--- Provided information ---

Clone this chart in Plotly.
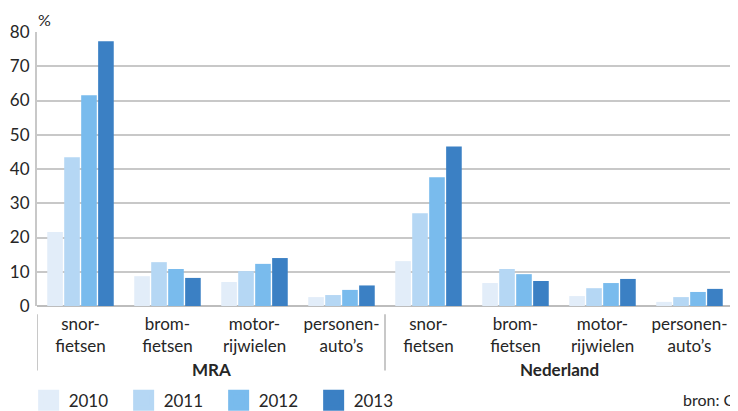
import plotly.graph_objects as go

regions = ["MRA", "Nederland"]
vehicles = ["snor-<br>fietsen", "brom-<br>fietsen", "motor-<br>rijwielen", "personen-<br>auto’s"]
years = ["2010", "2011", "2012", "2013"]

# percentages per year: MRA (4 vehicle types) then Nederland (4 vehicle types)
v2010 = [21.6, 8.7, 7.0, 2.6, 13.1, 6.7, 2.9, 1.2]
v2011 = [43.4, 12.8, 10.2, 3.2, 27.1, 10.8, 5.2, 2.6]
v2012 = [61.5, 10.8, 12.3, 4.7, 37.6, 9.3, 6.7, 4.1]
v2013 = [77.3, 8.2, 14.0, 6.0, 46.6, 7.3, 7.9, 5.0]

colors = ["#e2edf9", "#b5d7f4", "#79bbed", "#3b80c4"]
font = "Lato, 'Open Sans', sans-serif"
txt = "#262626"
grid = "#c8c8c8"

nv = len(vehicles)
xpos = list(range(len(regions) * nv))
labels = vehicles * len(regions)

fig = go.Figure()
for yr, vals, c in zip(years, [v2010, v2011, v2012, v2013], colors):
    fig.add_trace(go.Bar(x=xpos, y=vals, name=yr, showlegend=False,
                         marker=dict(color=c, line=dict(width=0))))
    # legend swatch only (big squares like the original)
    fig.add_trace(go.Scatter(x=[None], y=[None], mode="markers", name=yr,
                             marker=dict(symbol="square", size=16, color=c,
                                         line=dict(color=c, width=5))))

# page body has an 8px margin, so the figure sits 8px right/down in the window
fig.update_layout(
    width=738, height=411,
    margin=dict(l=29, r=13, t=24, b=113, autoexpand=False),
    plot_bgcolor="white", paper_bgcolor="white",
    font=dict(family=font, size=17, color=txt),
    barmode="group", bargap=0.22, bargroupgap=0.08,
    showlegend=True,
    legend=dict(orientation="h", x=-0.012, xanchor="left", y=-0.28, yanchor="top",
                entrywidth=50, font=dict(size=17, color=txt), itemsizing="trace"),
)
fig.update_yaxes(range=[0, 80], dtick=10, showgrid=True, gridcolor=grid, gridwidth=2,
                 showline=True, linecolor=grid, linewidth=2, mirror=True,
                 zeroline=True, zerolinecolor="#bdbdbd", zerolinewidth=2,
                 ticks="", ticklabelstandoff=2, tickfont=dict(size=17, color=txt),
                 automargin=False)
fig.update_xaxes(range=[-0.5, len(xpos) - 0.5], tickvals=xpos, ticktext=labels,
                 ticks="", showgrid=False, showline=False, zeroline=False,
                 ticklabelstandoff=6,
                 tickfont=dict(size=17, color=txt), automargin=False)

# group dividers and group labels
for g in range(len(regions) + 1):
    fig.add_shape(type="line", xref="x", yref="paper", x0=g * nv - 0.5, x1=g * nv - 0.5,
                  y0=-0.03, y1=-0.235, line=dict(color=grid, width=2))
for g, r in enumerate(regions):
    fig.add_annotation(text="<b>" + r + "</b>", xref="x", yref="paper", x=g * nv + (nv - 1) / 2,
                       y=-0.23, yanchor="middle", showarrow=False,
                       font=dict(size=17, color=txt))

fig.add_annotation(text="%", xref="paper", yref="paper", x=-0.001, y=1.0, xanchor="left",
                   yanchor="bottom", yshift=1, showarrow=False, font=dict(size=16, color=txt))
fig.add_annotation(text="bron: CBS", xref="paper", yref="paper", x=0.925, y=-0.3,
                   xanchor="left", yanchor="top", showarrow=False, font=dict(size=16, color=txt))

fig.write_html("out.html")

---
--- Provided information ---

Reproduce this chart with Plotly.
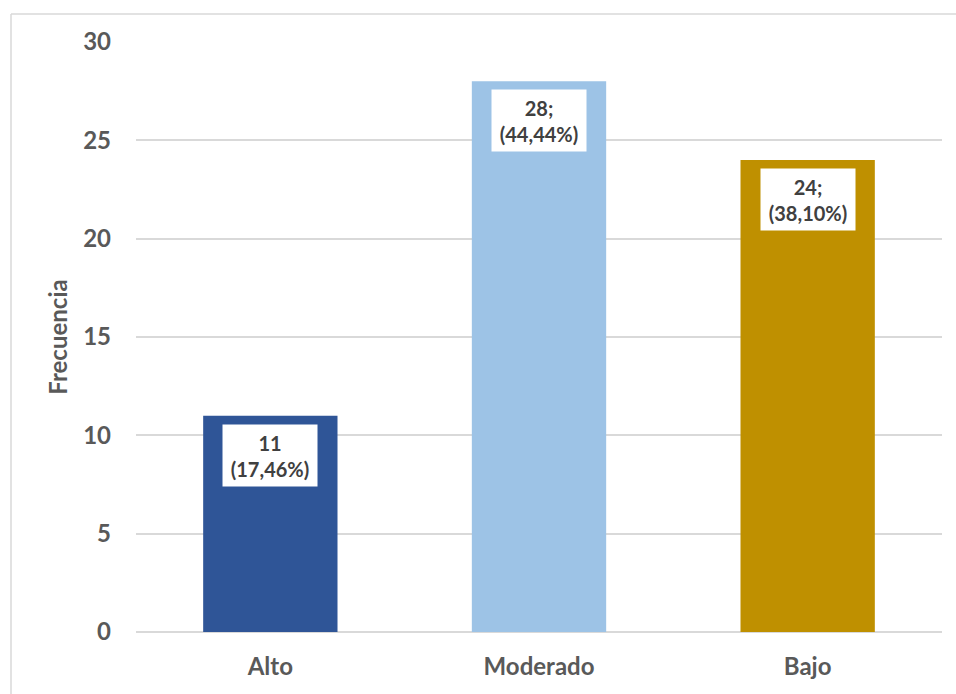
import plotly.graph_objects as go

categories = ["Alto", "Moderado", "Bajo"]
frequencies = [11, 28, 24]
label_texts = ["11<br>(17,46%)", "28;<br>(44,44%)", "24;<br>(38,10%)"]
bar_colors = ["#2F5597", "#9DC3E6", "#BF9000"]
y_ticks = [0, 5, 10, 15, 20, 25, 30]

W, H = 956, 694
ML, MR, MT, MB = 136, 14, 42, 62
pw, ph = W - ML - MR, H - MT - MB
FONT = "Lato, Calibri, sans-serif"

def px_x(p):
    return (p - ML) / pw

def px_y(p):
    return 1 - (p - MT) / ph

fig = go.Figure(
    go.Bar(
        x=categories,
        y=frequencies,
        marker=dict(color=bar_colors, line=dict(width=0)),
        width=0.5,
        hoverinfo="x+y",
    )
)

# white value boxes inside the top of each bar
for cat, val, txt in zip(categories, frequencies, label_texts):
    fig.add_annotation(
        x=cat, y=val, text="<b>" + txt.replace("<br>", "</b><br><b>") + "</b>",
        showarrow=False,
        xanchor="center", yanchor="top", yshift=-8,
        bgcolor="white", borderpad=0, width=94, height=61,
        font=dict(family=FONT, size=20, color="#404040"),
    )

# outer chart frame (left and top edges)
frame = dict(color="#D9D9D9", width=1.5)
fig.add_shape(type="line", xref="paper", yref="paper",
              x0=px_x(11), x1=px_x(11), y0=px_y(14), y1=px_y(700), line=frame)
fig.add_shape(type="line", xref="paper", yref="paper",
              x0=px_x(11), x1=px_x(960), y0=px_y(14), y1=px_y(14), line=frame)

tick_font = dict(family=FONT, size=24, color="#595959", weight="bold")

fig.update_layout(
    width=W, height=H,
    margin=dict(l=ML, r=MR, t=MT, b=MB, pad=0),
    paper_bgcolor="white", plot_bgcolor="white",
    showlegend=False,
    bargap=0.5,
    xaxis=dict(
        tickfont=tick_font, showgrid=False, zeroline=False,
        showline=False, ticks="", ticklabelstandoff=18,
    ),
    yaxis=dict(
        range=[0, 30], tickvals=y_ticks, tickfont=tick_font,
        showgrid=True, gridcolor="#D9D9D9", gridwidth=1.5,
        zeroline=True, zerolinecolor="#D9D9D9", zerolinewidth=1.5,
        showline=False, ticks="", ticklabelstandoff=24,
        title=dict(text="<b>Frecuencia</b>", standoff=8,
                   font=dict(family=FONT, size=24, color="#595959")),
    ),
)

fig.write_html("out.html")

---

Above are some records; quote exactly and only the lines that begin at the line containing "Reproduce this chart with Plotly." and stop after the line containing "x0=px_x(11), x1=px_x(960), y0=px_y(14), y1=px_y(14), line=frame)", leaving out the pictures.

### Result
Reproduce this chart with Plotly.
import plotly.graph_objects as go

categories = ["Alto", "Moderado", "Bajo"]
frequencies = [11, 28, 24]
label_texts = ["11<br>(17,46%)", "28;<br>(44,44%)", "24;<br>(38,10%)"]
bar_colors = ["#2F5597", "#9DC3E6", "#BF9000"]
y_ticks = [0, 5, 10, 15, 20, 25, 30]

W, H = 956, 694
ML, MR, MT, MB = 136, 14, 42, 62
pw, ph = W - ML - MR, H - MT - MB
FONT = "Lato, Calibri, sans-serif"

def px_x(p):
    return (p - ML) / pw

def px_y(p):
    return 1 - (p - MT) / ph

fig = go.Figure(
    go.Bar(
        x=categories,
        y=frequencies,
        marker=dict(color=bar_colors, line=dict(width=0)),
        width=0.5,
        hoverinfo="x+y",
    )
)

# white value boxes inside the top of each bar
for cat, val, txt in zip(categories, frequencies, label_texts):
    fig.add_annotation(
        x=cat, y=val, text="<b>" + txt.replace("<br>", "</b><br><b>") + "</b>",
        showarrow=False,
        xanchor="center", yanchor="top", yshift=-8,
        bgcolor="white", borderpad=0, width=94, height=61,
        font=dict(family=FONT, size=20, color="#404040"),
    )

# outer chart frame (left and top edges)
frame = dict(color="#D9D9D9", width=1.5)
fig.add_shape(type="line", xref="paper", yref="paper",
              x0=px_x(11), x1=px_x(11), y0=px_y(14), y1=px_y(700), line=frame)
fig.add_shape(type="line", xref="paper", yref="paper",
              x0=px_x(11), x1=px_x(960), y0=px_y(14), y1=px_y(14), line=frame)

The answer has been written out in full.